* [Listed entries]

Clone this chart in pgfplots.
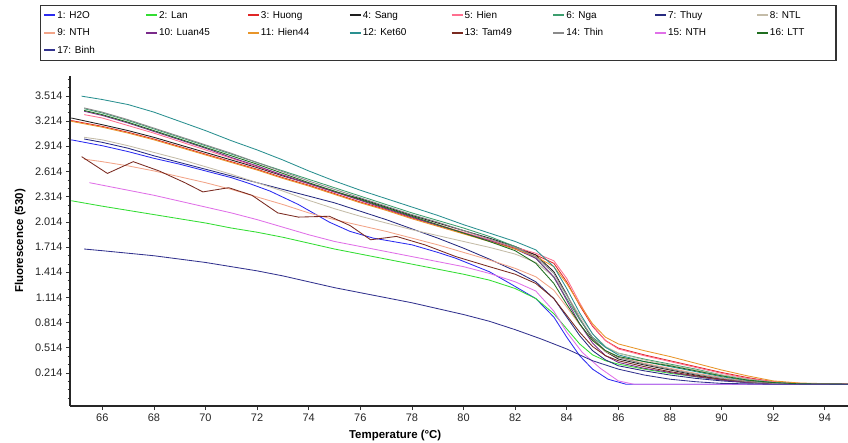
--
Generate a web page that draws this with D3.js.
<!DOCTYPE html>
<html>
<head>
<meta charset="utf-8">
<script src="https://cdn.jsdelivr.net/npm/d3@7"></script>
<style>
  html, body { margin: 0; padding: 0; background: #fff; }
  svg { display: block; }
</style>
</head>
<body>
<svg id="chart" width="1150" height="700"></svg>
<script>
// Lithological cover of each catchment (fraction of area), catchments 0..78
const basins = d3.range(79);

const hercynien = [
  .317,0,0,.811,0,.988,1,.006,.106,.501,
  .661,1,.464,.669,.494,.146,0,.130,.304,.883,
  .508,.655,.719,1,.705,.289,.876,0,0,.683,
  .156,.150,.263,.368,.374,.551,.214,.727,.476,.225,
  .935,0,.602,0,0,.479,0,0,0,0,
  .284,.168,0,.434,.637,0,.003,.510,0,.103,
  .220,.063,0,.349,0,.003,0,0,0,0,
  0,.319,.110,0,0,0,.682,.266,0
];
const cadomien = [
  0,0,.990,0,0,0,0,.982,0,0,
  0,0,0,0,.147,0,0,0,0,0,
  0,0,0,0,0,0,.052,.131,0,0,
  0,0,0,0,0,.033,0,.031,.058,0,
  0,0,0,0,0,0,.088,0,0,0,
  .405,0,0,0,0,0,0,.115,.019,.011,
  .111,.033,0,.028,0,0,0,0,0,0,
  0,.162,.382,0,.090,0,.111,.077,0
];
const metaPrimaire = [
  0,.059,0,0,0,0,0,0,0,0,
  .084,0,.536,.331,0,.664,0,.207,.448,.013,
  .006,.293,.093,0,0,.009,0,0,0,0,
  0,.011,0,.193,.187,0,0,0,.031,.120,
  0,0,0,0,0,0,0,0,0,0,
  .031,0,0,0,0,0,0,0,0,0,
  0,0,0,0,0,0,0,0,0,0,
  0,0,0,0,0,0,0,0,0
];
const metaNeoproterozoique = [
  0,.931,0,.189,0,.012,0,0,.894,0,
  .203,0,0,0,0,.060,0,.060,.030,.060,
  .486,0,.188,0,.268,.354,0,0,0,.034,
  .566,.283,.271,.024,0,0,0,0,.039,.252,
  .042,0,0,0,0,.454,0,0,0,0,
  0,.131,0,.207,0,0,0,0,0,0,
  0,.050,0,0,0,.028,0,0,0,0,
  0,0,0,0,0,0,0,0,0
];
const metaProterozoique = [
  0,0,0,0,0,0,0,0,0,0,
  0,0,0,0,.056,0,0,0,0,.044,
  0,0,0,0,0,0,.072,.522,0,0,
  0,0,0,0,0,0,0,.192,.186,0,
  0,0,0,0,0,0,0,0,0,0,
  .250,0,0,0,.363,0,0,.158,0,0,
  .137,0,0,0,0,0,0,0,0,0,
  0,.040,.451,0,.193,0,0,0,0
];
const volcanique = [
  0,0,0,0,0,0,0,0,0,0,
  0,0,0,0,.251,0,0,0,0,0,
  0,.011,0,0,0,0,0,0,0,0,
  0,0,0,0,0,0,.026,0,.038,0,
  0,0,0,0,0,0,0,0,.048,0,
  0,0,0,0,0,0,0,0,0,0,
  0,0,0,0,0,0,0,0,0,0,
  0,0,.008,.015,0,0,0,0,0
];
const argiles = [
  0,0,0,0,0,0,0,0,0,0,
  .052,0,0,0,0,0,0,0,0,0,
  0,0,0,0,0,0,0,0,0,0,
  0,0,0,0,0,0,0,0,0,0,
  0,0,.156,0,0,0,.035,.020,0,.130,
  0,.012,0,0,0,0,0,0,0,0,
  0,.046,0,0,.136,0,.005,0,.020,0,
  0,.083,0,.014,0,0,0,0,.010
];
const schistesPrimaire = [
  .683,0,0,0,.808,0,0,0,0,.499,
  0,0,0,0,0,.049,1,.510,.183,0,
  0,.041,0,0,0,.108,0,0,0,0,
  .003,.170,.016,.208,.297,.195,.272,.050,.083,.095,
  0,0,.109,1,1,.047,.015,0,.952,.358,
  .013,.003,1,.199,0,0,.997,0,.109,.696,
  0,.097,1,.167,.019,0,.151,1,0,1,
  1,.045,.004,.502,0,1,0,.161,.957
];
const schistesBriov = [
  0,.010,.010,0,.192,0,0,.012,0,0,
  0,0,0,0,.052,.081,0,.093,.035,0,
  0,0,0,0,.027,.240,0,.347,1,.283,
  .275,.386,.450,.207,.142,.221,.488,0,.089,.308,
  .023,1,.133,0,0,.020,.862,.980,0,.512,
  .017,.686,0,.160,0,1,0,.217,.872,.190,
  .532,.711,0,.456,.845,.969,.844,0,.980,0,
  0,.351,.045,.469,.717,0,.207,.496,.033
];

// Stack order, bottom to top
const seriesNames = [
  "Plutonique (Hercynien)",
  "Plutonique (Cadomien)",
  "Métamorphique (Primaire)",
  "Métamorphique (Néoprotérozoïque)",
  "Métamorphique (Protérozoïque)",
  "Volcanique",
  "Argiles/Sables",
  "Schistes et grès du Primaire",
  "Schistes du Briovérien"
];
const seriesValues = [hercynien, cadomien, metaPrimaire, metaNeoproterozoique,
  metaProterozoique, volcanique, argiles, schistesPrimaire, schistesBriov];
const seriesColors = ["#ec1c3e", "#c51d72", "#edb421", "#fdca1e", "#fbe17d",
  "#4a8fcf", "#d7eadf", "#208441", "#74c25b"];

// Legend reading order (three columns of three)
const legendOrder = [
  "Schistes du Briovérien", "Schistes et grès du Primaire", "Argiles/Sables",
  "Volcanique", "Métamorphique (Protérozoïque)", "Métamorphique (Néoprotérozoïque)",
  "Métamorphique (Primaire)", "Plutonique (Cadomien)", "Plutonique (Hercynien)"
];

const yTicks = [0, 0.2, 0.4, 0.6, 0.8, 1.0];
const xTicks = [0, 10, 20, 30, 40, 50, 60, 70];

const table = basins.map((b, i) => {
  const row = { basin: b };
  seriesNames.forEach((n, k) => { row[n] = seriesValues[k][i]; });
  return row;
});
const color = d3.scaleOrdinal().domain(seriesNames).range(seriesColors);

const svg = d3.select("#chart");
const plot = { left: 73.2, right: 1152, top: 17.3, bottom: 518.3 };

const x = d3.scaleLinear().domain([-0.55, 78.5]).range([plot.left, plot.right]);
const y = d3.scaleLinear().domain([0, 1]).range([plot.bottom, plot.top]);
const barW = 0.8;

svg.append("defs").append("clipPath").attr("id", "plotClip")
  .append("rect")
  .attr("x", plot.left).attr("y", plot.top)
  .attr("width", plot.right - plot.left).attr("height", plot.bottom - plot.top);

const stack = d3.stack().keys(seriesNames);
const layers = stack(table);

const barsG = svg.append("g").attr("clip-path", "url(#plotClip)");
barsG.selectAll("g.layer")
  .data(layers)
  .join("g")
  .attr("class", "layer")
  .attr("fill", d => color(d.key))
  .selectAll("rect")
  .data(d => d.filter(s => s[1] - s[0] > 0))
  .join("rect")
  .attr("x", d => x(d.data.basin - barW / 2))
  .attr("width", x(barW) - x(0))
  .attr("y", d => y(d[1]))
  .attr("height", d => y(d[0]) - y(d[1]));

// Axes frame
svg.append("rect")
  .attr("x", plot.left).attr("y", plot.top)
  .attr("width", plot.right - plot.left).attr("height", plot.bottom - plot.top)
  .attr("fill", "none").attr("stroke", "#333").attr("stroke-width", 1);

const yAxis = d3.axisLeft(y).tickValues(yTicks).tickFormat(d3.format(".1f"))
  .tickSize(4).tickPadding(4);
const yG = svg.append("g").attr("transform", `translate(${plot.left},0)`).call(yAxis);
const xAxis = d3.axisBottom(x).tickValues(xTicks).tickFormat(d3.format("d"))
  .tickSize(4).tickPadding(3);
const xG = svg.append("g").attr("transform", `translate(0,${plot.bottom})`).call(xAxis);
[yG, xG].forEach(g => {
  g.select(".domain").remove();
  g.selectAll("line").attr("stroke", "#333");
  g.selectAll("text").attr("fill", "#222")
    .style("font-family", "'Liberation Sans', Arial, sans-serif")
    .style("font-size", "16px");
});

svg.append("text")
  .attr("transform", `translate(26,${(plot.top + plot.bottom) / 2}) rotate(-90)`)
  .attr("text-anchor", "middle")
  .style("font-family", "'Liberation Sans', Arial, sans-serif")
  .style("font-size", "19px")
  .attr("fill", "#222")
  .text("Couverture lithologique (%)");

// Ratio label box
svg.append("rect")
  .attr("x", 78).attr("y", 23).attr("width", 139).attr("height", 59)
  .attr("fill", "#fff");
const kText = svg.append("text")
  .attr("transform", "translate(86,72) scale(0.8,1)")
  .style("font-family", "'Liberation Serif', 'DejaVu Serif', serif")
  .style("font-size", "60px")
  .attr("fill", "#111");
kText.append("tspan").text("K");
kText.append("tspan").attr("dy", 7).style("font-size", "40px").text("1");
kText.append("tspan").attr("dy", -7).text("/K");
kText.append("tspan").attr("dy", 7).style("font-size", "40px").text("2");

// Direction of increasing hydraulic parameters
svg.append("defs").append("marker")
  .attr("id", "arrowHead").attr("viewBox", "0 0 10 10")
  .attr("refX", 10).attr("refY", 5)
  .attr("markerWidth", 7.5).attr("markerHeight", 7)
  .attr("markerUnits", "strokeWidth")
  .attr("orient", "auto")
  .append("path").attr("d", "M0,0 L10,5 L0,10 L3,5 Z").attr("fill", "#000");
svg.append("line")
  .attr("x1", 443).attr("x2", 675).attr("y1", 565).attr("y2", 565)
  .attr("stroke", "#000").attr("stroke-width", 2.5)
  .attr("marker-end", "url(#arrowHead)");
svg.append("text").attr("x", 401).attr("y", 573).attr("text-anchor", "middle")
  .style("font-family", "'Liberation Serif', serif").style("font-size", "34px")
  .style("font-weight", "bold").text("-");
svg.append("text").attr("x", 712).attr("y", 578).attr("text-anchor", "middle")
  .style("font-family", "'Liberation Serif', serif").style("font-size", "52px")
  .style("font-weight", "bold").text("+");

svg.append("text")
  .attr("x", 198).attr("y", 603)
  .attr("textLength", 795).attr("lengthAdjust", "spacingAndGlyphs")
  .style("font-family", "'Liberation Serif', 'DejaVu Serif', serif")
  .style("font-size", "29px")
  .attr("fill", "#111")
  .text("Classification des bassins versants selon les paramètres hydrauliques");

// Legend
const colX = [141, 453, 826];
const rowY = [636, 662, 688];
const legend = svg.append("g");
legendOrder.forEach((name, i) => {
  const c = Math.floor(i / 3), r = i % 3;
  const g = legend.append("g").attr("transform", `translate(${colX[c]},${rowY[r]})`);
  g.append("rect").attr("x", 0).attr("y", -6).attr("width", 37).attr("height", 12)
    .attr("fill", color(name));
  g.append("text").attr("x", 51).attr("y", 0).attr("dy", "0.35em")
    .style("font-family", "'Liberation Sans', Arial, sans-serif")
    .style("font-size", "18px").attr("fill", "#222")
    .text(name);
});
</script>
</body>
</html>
---
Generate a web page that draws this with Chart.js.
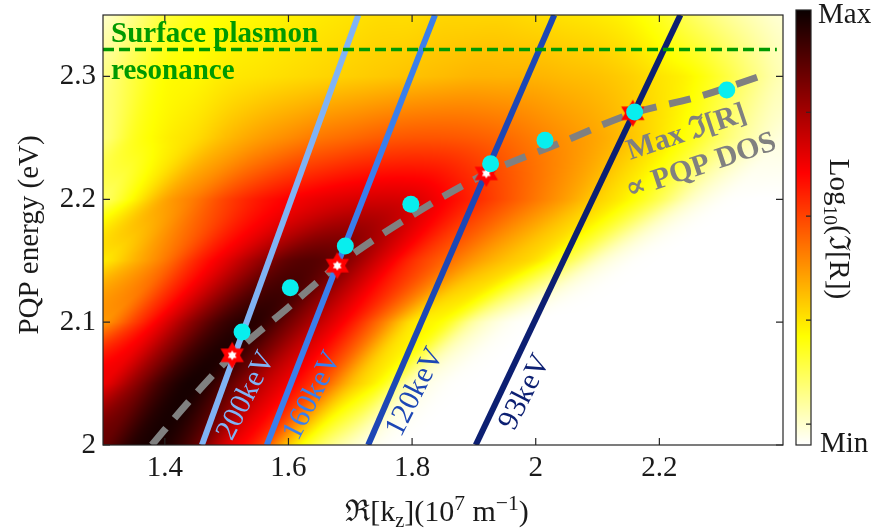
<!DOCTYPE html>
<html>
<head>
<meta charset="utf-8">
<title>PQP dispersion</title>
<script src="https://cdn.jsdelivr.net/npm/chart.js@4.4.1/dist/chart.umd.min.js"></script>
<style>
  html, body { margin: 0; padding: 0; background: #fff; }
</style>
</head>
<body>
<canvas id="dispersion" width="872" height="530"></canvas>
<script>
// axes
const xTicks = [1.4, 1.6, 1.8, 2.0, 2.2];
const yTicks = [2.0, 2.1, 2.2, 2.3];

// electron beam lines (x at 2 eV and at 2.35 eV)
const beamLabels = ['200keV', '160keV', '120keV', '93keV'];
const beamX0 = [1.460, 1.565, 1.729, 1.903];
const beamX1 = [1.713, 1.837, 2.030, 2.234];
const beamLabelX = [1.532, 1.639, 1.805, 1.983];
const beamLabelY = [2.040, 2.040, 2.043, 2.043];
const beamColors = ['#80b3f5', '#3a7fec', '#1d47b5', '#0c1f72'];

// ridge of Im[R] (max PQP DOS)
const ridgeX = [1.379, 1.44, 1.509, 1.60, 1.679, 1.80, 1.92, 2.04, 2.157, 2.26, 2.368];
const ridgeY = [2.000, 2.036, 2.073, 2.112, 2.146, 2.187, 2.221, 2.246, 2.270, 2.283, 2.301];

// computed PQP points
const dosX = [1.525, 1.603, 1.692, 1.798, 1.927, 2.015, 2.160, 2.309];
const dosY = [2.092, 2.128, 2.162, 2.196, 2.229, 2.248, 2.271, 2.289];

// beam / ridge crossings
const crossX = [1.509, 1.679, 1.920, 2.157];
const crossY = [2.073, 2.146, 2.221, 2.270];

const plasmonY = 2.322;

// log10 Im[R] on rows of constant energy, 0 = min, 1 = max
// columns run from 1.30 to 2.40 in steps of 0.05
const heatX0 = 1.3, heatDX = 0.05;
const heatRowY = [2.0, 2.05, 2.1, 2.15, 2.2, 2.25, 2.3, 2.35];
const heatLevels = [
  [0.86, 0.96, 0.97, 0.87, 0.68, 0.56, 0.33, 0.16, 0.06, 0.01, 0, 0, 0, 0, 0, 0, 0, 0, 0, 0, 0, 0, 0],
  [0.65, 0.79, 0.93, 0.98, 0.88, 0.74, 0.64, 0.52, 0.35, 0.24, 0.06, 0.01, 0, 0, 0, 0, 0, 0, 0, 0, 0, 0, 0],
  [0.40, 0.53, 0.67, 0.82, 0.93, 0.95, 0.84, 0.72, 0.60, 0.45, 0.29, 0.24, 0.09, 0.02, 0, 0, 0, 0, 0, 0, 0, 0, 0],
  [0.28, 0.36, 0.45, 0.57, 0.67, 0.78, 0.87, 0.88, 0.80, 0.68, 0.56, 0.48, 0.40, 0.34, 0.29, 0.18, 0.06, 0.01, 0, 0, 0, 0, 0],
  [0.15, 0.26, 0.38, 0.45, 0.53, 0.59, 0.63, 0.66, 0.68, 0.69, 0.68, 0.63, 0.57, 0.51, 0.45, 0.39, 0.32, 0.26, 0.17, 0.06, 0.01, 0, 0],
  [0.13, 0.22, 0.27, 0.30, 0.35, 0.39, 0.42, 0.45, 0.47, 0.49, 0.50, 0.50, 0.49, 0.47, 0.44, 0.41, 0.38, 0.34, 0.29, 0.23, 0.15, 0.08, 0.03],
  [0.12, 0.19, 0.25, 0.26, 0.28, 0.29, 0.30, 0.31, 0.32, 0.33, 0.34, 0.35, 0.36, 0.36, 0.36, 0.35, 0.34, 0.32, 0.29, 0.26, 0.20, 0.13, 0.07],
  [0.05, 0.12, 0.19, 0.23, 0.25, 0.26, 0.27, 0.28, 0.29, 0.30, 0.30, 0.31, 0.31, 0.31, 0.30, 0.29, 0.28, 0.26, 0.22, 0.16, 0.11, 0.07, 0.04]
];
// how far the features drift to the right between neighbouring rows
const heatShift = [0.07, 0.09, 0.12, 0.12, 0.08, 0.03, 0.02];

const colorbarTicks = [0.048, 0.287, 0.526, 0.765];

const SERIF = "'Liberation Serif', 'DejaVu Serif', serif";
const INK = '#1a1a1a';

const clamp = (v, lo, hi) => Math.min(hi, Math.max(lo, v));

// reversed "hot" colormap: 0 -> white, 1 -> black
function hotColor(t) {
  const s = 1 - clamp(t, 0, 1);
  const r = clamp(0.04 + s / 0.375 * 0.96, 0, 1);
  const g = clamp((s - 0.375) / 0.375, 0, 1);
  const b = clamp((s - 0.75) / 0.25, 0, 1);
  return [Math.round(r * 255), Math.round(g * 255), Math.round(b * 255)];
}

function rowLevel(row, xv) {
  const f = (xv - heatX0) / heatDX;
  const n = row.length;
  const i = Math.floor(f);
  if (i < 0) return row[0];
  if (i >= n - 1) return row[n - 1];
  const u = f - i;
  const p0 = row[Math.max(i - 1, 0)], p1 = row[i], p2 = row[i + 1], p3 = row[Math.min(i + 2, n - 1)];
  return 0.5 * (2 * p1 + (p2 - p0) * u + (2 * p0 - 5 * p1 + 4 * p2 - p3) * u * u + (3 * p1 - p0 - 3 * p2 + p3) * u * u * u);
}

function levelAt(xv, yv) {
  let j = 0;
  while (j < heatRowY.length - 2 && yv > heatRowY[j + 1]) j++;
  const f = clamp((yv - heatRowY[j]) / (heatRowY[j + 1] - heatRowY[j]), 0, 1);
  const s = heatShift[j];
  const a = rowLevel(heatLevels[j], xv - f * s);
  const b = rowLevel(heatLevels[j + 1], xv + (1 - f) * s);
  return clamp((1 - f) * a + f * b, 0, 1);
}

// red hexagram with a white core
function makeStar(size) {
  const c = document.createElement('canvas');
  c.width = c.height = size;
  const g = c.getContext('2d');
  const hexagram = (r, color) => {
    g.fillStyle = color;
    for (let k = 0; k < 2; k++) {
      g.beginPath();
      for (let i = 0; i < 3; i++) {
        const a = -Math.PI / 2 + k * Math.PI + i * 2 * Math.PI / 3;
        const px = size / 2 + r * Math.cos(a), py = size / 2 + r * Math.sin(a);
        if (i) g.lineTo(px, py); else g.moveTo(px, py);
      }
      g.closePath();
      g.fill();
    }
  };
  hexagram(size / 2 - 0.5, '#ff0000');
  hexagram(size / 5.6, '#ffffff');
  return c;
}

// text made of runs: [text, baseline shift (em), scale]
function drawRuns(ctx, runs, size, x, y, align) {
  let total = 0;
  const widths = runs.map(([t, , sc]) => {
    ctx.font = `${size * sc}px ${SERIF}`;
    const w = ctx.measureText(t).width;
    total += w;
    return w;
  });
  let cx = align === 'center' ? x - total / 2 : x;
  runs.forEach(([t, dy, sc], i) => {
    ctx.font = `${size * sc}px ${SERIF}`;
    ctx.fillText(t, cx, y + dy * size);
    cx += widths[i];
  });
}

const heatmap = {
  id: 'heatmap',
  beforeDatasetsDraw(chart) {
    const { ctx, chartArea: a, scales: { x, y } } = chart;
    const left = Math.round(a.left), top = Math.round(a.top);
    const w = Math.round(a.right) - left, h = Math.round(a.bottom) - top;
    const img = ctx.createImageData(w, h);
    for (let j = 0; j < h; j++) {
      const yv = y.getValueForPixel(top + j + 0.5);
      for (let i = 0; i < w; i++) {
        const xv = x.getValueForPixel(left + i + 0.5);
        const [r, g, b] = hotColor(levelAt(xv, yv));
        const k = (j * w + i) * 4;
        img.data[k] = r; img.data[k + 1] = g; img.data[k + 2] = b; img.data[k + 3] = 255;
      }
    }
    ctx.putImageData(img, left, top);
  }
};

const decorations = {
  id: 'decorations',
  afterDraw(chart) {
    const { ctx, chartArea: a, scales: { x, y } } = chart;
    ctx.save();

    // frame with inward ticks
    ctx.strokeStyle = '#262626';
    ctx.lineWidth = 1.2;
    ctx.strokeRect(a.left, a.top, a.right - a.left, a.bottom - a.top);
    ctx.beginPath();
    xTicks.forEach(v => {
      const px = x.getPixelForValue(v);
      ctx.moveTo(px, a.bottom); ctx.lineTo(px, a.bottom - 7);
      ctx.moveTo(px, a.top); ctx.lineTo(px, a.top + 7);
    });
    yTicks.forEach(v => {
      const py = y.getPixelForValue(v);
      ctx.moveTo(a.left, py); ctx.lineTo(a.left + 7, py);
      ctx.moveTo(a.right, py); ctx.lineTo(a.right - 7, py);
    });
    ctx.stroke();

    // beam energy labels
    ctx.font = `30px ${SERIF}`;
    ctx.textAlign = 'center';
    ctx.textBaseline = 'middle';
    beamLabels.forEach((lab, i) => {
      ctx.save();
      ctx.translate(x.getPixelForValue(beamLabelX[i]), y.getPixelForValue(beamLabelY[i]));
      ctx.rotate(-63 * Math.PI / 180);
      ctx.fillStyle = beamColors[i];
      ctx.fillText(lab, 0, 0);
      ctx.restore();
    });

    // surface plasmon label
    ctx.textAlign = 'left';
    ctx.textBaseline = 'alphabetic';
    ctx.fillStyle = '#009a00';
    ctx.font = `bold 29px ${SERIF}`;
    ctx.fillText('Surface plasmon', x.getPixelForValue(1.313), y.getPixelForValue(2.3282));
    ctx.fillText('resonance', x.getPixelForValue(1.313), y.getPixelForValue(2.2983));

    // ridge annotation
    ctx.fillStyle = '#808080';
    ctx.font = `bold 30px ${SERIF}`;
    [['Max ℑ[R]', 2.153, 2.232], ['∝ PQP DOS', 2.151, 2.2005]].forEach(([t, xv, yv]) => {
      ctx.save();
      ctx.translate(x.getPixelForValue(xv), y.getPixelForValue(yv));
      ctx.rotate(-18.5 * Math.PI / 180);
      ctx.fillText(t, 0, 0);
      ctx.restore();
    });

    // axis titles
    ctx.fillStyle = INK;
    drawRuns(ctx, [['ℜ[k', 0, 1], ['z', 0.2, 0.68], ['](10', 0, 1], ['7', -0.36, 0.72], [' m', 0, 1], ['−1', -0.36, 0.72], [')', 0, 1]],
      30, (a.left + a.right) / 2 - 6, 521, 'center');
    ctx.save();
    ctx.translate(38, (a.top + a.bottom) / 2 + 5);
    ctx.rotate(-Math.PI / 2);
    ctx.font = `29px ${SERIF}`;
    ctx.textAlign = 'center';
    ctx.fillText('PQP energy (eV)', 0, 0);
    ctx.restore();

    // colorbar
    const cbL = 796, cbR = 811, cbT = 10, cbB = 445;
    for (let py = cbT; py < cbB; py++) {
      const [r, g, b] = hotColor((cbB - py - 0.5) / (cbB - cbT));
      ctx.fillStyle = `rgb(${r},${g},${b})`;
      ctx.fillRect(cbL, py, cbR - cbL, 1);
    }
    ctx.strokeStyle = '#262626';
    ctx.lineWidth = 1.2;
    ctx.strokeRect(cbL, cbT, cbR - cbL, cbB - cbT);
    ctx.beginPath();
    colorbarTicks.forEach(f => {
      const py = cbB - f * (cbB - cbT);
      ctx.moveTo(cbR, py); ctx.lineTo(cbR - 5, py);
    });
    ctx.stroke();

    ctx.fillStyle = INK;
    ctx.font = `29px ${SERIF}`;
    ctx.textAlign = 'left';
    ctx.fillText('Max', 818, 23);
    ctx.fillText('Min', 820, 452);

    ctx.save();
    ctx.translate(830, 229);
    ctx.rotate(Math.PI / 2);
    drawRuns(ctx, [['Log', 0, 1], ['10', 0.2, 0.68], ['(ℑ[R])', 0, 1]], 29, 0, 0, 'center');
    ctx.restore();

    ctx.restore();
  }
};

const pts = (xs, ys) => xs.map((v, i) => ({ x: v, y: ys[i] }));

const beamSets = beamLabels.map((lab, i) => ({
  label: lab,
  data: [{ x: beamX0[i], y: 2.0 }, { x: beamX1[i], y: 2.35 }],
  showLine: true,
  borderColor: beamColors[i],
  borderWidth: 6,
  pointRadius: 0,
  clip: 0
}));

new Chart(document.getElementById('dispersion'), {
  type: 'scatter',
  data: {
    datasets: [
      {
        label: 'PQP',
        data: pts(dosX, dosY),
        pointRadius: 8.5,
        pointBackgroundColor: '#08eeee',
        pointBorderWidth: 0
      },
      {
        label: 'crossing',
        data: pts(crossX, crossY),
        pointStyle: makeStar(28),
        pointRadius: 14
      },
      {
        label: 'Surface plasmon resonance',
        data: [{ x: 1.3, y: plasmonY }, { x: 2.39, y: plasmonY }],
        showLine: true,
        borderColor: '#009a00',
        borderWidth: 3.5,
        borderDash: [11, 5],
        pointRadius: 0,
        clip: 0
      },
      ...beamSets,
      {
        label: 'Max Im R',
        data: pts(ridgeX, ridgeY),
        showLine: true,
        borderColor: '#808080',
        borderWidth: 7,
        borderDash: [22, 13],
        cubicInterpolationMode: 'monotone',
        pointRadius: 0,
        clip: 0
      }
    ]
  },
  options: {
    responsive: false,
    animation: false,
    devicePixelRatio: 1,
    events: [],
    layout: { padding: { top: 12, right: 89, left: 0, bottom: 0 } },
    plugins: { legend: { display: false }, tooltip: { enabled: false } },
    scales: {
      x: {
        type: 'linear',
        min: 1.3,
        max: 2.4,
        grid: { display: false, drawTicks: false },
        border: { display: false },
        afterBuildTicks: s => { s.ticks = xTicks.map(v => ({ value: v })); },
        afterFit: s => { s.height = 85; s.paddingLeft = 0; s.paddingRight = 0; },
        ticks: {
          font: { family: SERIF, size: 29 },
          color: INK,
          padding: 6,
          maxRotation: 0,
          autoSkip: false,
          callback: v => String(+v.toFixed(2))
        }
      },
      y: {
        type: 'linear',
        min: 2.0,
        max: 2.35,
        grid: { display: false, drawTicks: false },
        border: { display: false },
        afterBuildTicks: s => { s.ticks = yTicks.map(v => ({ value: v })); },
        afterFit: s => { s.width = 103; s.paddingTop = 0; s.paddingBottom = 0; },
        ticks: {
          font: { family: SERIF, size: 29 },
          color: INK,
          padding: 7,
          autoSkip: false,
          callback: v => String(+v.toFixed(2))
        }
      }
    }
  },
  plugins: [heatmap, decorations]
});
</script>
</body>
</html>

* [What is required] Using the entries above, repeat exactly the lines from the one with "Generate a web page that draws this with Chart.js." to the one with "const yTicks = [2.0, 2.1, 2.2, 2.3];", both included, and leave the pictures behind.

* [The response]
Generate a web page that draws this with Chart.js.
<!DOCTYPE html>
<html>
<head>
<meta charset="utf-8">
<title>PQP dispersion</title>
<script src="https://cdn.jsdelivr.net/npm/chart.js@4.4.1/dist/chart.umd.min.js"></script>
<style>
  html, body { margin: 0; padding: 0; background: #fff; }
</style>
</head>
<body>
<canvas id="dispersion" width="872" height="530"></canvas>
<script>
// axes
const xTicks = [1.4, 1.6, 1.8, 2.0, 2.2];
const yTicks = [2.0, 2.1, 2.2, 2.3];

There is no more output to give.